In contrast, the cytotoxicity mediated by CAR-T cells presents a more nuanced and clinically challenging picture. We uniquely uncover a distinct defensive phenomenon termed "Tumor Silent Escape" during the initial phase of CAR-T attack. In this critical early window, although Raman and EIS signals indicate the onset of structural damage, subsequent metabolic inhibition is markedly delayed. This temporal disconnect allows a subpopulation of tumor cells to temporarily conceal their metabolic vulnerability, thereby evading comprehensive immune elimination. It is not until the middle-to-late stages that the system observes the expected catastrophic metabolic collapse and terminal cytotoxicity, highlighting a significant and previously uncovered vulnerability in CAR-T efficacy.

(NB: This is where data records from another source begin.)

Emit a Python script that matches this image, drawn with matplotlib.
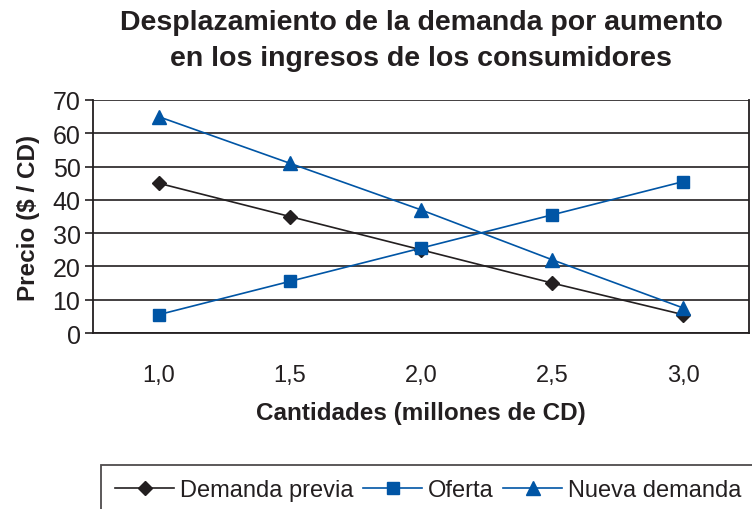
import matplotlib
matplotlib.use("Agg")
import matplotlib.pyplot as plt

plt.rcParams['font.family'] = ['Liberation Sans', 'DejaVu Sans']

categories = ["1,0", "1,5", "2,0", "2,5", "3,0"]
demanda_previa = [45, 35, 25, 15, 5.5]
oferta = [5.5, 15.5, 25.5, 35.5, 45.5]
nueva_demanda = [65, 51, 37, 22, 7.5]
yticks = [0, 10, 20, 30, 40, 50, 60, 70]

BLACK = "#231F20"
BLUE = "#0055A5"

fig = plt.figure(figsize=(7.52, 5.10), dpi=100)
ax = fig.add_axes([93/752, 1-334/510, (749-93)/752, (334-101)/510])

x = list(range(len(categories)))
ax.plot(x, demanda_previa, color=BLACK, lw=1.2, marker='D', ms=7, label="Demanda previa")
ax.plot(x, oferta, color=BLUE, lw=1.2, marker='s', ms=9, label="Oferta")
ax.plot(x, nueva_demanda, color=BLUE, lw=1.2, marker='^', ms=10, label="Nueva demanda")

ax.set_xlim(-0.5, len(categories) - 0.5)
ax.set_ylim(0, 70)
ax.set_yticks(yticks)
ax.set_xticks(x)
ax.set_xticklabels(categories)
ax.tick_params(axis='x', length=0, pad=22, labelsize=17, colors=BLACK)
ax.tick_params(axis='y', length=6, width=1.2, pad=3, labelsize=18, colors=BLACK)
ax.yaxis.grid(True, color=BLACK, lw=1.2)
ax.set_axisbelow(True)
for s in ['left', 'bottom', 'right']:
    ax.spines[s].set_color(BLACK)
    ax.spines[s].set_linewidth(1.3)
ax.spines['top'].set_visible(False)

ax.set_xlabel("Cantidades (millones de CD)", fontsize=17.5, fontweight='bold', labelpad=11, color=BLACK)
ax.set_ylabel("Precio ($ / CD)", fontsize=17.5, fontweight='bold', labelpad=9, color=BLACK)
fig.text(421/752, 1-41/510,
         "Desplazamiento de la demanda por aumento\nen los ingresos de los consumidores",
         fontsize=20.5, fontweight='bold', color=BLACK, ha='center', va='center', linespacing=1.55)

leg = fig.legend(loc='upper left', bbox_to_anchor=(101/752, 1-466/510), ncol=3,
                 frameon=True, fancybox=False, fontsize=17, handlelength=2.5,
                 columnspacing=0.4, handletextpad=0.25, borderpad=0.6, borderaxespad=0)
leg.get_frame().set_edgecolor(BLACK)
leg.get_frame().set_linewidth(1.3)
for t in leg.get_texts():
    t.set_color(BLACK)

fig.savefig("out.png", dpi=100)
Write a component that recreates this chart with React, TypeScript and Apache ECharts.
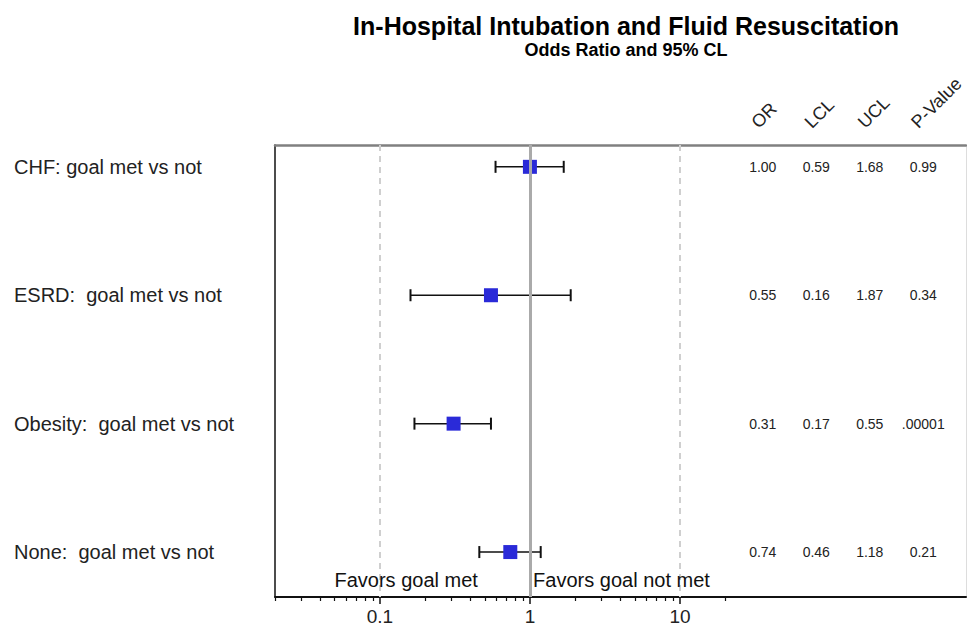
import React, { useEffect, useRef } from "react";
import * as echarts from "echarts";

const categories = [
  "CHF: goal met vs not",
  "ESRD:  goal met vs not",
  "Obesity:  goal met vs not",
  "None:  goal met vs not",
];
const oddsRatio = [1.0, 0.55, 0.31, 0.74];
const lowerCL = [0.59, 0.16, 0.17, 0.46];
const upperCL = [1.68, 1.87, 0.55, 1.18];
const pValues = ["0.99", "0.34", ".00001", "0.21"];
const tableHeaders = ["OR", "LCL", "UCL", "P-Value"];
const majorTicks = [0.1, 1, 10];
const minorTicks = [
  0.02, 0.03, 0.04, 0.05, 0.06, 0.07, 0.08, 0.09,
  0.2, 0.3, 0.4, 0.5, 0.6, 0.7, 0.8, 0.9,
  2, 3, 4, 5, 6, 7, 8, 9, 20,
];
const dashedRefs = [0.1, 10];
const solidRef = 1;
const favorsText = ["Favors goal met", "Favors goal not met"];
const favorsAnchor = [0.45, 1.05];
const favorsRow = 3.22;

const X_MIN = 0.02;
const X_MAX = 806;
const Y_MIN = -0.17;
const Y_MAX = 3.35;
const FONT = "'Liberation Sans', Arial, Helvetica, sans-serif";

export default function App() {
  const ref = useRef<HTMLDivElement>(null);
  useEffect(() => {
    if (!ref.current) return;
    const chart = echarts.init(ref.current, null, { renderer: "svg" });

    const hidden = {
      axisLine: { show: false, onZero: false },
      axisTick: { show: false },
      axisLabel: { show: false },
      splitLine: { show: false },
    };

    const tableData: any[] = [];
    categories.forEach((_, i) => {
      tableData.push([0, i, oddsRatio[i].toFixed(2)]);
      tableData.push([1, i, lowerCL[i].toFixed(2)]);
      tableData.push([2, i, upperCL[i].toFixed(2)]);
      tableData.push([3, i, pValues[i]]);
    });

    const option: any = {
      animation: false,
      backgroundColor: "#ffffff",
      textStyle: { fontFamily: FONT },
      title: {
        text: "In-Hospital Intubation and Fluid Resuscitation",
        subtext: "Odds Ratio and 95% CL",
        left: 621,
        top: 8,
        textAlign: "center",
        itemGap: 3,
        textStyle: { fontFamily: FONT, fontSize: 25, fontWeight: "bold", color: "#000" },
        subtextStyle: { fontFamily: FONT, fontSize: 18, fontWeight: "bold", color: "#000" },
      },
      grid: [
        { left: 275, right: 1, top: 145, height: 452 },
        { left: 736, width: 214, top: 145, height: 452 },
        { left: 728, width: 214, top: 129, height: 10 },
      ],
      xAxis: [
        {
          type: "log",
          gridIndex: 0,
          position: "bottom",
          min: X_MIN,
          max: X_MAX,
          axisLine: { show: true, onZero: false, lineStyle: { color: "#111", width: 2 } },
          axisTick: { show: true, length: 7, lineStyle: { color: "#111", width: 1.5 }, customValues: majorTicks },
          axisLabel: {
            show: true,
            customValues: majorTicks,
            margin: 10,
            fontSize: 19,
            color: "#222",
            fontFamily: FONT,
            formatter: (v: number) => String(v),
          },
          splitLine: { show: false },
          minorTick: { show: false },
        },
        {
          type: "log",
          gridIndex: 0,
          position: "bottom",
          min: X_MIN,
          max: X_MAX,
          axisLine: { show: false, onZero: false },
          axisTick: { show: true, length: 4, lineStyle: { color: "#111", width: 1.2 }, customValues: minorTicks },
          axisLabel: { show: false },
          splitLine: { show: false },
        },
        {
          type: "value",
          gridIndex: 0,
          position: "top",
          min: 0,
          max: 1,
          ...hidden,
          axisLine: { show: true, onZero: false, lineStyle: { color: "#808080", width: 2.5 } },
        },
        {
          type: "category",
          gridIndex: 1,
          data: tableHeaders,
          ...hidden,
        },
        {
          type: "category",
          gridIndex: 2,
          position: "top",
          data: tableHeaders,
          axisLine: { show: false },
          axisTick: { show: false },
          splitLine: { show: false },
          axisLabel: {
            show: true,
            rotate: 45,
            margin: 4,
            interval: 0,
            fontSize: 18,
            color: "#222",
            fontFamily: FONT,
          },
        },
      ],
      yAxis: [
        {
          type: "value",
          gridIndex: 0,
          inverse: true,
          min: Y_MIN,
          max: Y_MAX,
          axisLine: { show: true, onZero: false, lineStyle: { color: "#111", width: 1.5 } },
          axisTick: { show: false },
          splitLine: { show: false },
          axisLabel: {
            show: true,
            customValues: [0, 1, 2, 3],
            align: "left",
            margin: 261,
            fontSize: 20,
            color: "#222",
            fontFamily: FONT,
            formatter: (v: number) => categories[Math.round(v)] ?? "",
          },
        },
        {
          type: "value",
          gridIndex: 0,
          position: "right",
          min: 0,
          max: 1,
          ...hidden,
          axisLine: { show: true, onZero: false, lineStyle: { color: "#dddddd", width: 1 } },
        },
        {
          type: "value",
          gridIndex: 1,
          inverse: true,
          min: Y_MIN,
          max: Y_MAX,
          ...hidden,
        },
        {
          type: "value",
          gridIndex: 2,
          min: 0,
          max: 1,
          axisLine: { show: false },
          axisTick: { show: false },
          axisLabel: { show: false },
          splitLine: { show: false },
        },
      ],
      series: [
        {
          type: "custom",
          xAxisIndex: 0,
          yAxisIndex: 0,
          z: 2,
          encode: { x: [0, 1], y: 2 },
          data: categories.map((_, i) => [lowerCL[i], upperCL[i], i]),
          renderItem: (params: any, api: any) => {
            const lo = api.coord([api.value(0), api.value(2)]);
            const hi = api.coord([api.value(1), api.value(2)]);
            const h = 6;
            const st = { stroke: "#111", lineWidth: 1.5 };
            const cap = { stroke: "#111", lineWidth: 2 };
            return {
              type: "group",
              children: [
                { type: "line", shape: { x1: lo[0], y1: lo[1], x2: hi[0], y2: hi[1] }, style: st },
                { type: "line", shape: { x1: lo[0], y1: lo[1] - h, x2: lo[0], y2: lo[1] + h }, style: cap },
                { type: "line", shape: { x1: hi[0], y1: hi[1] - h, x2: hi[0], y2: hi[1] + h }, style: cap },
              ],
            };
          },
        },
        {
          type: "scatter",
          xAxisIndex: 0,
          yAxisIndex: 0,
          z: 3,
          symbol: "rect",
          symbolSize: 14,
          itemStyle: { color: "#2a2ad8", opacity: 1 },
          data: categories.map((_, i) => [oddsRatio[i], i]),
        },
        {
          type: "scatter",
          xAxisIndex: 0,
          yAxisIndex: 0,
          z: 5,
          symbolSize: 0,
          silent: true,
          itemStyle: { opacity: 1 },
          data: favorsText.map((t, i) => ({ value: [favorsAnchor[i], favorsRow], name: t })),
          label: {
            show: true,
            position: "inside",
            formatter: (p: any) => p.name,
            fontSize: 20,
            color: "#111",
            fontFamily: FONT,
            align: "left",
          },
          labelLayout: (p: any) => (p.dataIndex === 0 ? { align: "right" } : { align: "left" }),
          markLine: {
            silent: true,
            symbol: "none",
            label: { show: false },
            data: [
              ...dashedRefs.map((v) => ({
                xAxis: v,
                lineStyle: { color: "#cfcfcf", width: 2, type: [6, 5] },
              })),
              { xAxis: solidRef, lineStyle: { color: "#aaaaaa", width: 3, type: "solid" } },
            ],
          },
        },
        {
          type: "scatter",
          xAxisIndex: 3,
          yAxisIndex: 2,
          symbolSize: 0,
          silent: true,
          itemStyle: { opacity: 1 },
          data: tableData,
          label: {
            show: true,
            position: "inside",
            formatter: (p: any) => p.data[2],
            fontSize: 14,
            color: "#222",
            fontFamily: FONT,
          },
        },
      ],
    };
    chart.setOption(option);
    return () => chart.dispose();
  }, []);
  return (
    <div
      ref={ref}
      style={{ position: "fixed", left: 0, top: 0, width: 967, height: 634, background: "#fff" }}
    />
  );
}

The profound clinical significance of this work lies in providing an actionable "Molecular-Level Therapeutic Battle Map" for next-generation precision immunotherapy. By quantitatively defining the CAR-T-induced "Silent Escape" window and the contrasting metabolic strategies of T cell subsets, this research provides the mechanistic foundation for rational therapeutic design.

 Aiming at this silent immune escape, we propose to break the silent phase at the early stage of the immune process by active intervention, such as light, heat, or electrical stimulation, which potentially inspires promising adjuvant immunotherapy. To further validate the effectiveness of intervention approach, we preliminarily adopt a light stimulation to break the “silent escape” phase of tumor cell and successfully promote the earlier killing effect.

 Future work focuses on engineering advanced T cell modalities and developing combination drug protocols specifically designed to pharmacologically intervene to break this escape channel prematurely, thereby achieving sustained metabolic suppression and substantially enhancing the overall clinical efficacy and durability of CAR-T therapy. This powerful, generalized system is thus positioned as a pivotal tool to accelerate the transition toward truly personalized and mechanism-driven cancer treatment strategies.